[March 2017] Winnebago Industries Inc. President and CEO Michael Happe and Vice President and CFO Sarah Nielsen talked with investors about the significant results the company saw during its 2017 fiscal second quarter.
As reported in its earnings release, Winnebago’s revenues for the company’s second quarter were $370.5 million, up 64.2% from the same period of 2016, while gross profit rose 95.1% to $49.3 million and operating income was up 110.1% to $28.4 million. Net income was $15.3 million, or 48 cents per diluted share, representing an increase of 63.3% compared to $9.4 million, or 35 cents per diluted share, in the same period last year.
“These are dynamic and exciting times for Winnebago,” Happe said. The company, he noted, now has a much more balanced RV portfolio, thanks in large part to the $500 million acquisition of Middlebury, Ind.-based Grand Design RV Co. last November.
“The second quarter marked the first full period with Grand Design RV as part of the Winnebago family,” he said. “Our overall towables segment in the second quarter accounted for 46% of our roughly $370 million in overall revenue.” That compares, he said, to 90% of revenue in the same quarter of 2016 coming from motorized RVs.
The acquisition — and continued growth — of Grand Design, coupled with the gains in the separate Middlebury-based Winnebago Towables brand have diversified Winnebago’s product lines significantly, according to Happe. Winnebago now claims about 5% of the towable market, up from 1% a year ago, and the company plans to get into double-digit towable market share.
On the legacy motorized side of Winnebago’s business, Nielsen said overall shipments were up about 3%, adding that the average selling price was down 5.6% thanks to a shift from Class A motorhomes to more Class C and Class B units resulting in a 3% decline in motorized revenue.
In addition to diversifying its product offerings, Winnebago is diversifying itself geographically. Historically run in Forest City, Iowa, Winnebago opened its new Eden Prairie headquarters in February. On the manufacturing side, Winnebago’s Junction City, Ore., plant is expanding diesel production, and an additional line has been added in Lake Mills, Iowa.

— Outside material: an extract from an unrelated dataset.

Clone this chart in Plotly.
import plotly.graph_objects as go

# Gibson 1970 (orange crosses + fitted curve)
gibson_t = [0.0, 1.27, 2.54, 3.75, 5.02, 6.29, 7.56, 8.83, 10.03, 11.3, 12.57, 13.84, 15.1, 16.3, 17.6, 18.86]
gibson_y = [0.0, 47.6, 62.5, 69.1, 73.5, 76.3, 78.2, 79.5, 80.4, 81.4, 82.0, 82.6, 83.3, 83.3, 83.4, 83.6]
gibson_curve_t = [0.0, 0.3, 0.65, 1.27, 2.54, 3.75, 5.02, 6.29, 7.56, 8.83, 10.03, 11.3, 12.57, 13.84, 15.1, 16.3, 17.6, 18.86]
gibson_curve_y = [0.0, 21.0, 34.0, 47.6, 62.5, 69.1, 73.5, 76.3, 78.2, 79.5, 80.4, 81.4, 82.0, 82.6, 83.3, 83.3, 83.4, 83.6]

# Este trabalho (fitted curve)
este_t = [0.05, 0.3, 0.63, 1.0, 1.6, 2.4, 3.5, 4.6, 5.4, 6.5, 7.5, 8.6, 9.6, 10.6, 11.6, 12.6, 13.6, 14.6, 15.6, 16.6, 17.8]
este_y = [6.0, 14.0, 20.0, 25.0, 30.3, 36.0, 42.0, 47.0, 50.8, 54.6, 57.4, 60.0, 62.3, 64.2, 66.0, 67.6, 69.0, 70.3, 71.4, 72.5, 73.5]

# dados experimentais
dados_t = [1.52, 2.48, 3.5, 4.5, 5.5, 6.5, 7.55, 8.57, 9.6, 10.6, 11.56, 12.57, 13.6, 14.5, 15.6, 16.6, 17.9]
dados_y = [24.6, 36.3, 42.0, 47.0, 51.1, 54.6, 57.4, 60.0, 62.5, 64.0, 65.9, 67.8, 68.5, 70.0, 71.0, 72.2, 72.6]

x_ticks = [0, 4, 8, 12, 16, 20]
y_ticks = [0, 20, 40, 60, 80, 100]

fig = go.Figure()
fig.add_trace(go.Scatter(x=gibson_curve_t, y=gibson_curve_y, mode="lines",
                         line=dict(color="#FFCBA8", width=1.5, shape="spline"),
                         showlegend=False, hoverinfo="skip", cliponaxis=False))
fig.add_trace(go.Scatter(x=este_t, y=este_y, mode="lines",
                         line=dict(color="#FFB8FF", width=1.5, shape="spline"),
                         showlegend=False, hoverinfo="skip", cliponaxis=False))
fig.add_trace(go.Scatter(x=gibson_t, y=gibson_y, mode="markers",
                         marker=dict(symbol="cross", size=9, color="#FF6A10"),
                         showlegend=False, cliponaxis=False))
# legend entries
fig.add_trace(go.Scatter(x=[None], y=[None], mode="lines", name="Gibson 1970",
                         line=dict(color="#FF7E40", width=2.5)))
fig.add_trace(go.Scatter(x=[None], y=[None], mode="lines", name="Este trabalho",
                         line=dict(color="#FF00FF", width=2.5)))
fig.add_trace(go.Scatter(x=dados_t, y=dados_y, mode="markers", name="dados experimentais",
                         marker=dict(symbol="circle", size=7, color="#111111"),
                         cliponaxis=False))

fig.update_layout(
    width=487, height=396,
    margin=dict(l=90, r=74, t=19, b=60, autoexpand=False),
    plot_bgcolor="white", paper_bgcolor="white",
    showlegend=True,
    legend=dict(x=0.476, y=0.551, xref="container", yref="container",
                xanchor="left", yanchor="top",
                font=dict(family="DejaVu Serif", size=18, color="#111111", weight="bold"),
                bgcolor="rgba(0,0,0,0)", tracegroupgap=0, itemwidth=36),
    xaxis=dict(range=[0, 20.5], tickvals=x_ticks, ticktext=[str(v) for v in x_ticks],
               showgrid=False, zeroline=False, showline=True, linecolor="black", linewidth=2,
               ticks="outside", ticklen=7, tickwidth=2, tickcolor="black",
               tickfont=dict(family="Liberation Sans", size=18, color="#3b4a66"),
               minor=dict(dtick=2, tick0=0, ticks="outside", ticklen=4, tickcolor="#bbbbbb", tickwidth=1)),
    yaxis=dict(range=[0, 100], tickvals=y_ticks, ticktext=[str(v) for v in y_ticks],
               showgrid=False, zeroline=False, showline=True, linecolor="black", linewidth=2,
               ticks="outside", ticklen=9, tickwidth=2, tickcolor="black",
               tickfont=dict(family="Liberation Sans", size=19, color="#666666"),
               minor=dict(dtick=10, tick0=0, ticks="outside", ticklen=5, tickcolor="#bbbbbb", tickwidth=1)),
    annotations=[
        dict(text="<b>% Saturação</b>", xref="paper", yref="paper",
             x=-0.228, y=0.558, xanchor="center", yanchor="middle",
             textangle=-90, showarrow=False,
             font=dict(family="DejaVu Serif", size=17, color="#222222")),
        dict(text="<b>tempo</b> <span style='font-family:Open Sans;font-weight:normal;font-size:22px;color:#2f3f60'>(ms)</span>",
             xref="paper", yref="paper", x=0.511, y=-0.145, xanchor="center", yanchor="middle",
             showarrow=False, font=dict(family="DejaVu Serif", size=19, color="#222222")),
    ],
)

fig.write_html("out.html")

The company’s executives and board are also working on developing a long-term plan. “We may not ultimately be the biggest RV manufacturer in North America, but we will work towards being the most trusted supplier in the space and one that is materially larger and more profitable,” Happe said. “We have acknowledged that when the timing is right, we will seek to identify strategic and profitable diversification opportunities within the outdoor lifestyle sector. Those could reside inside or outside the recreational vehicle market.”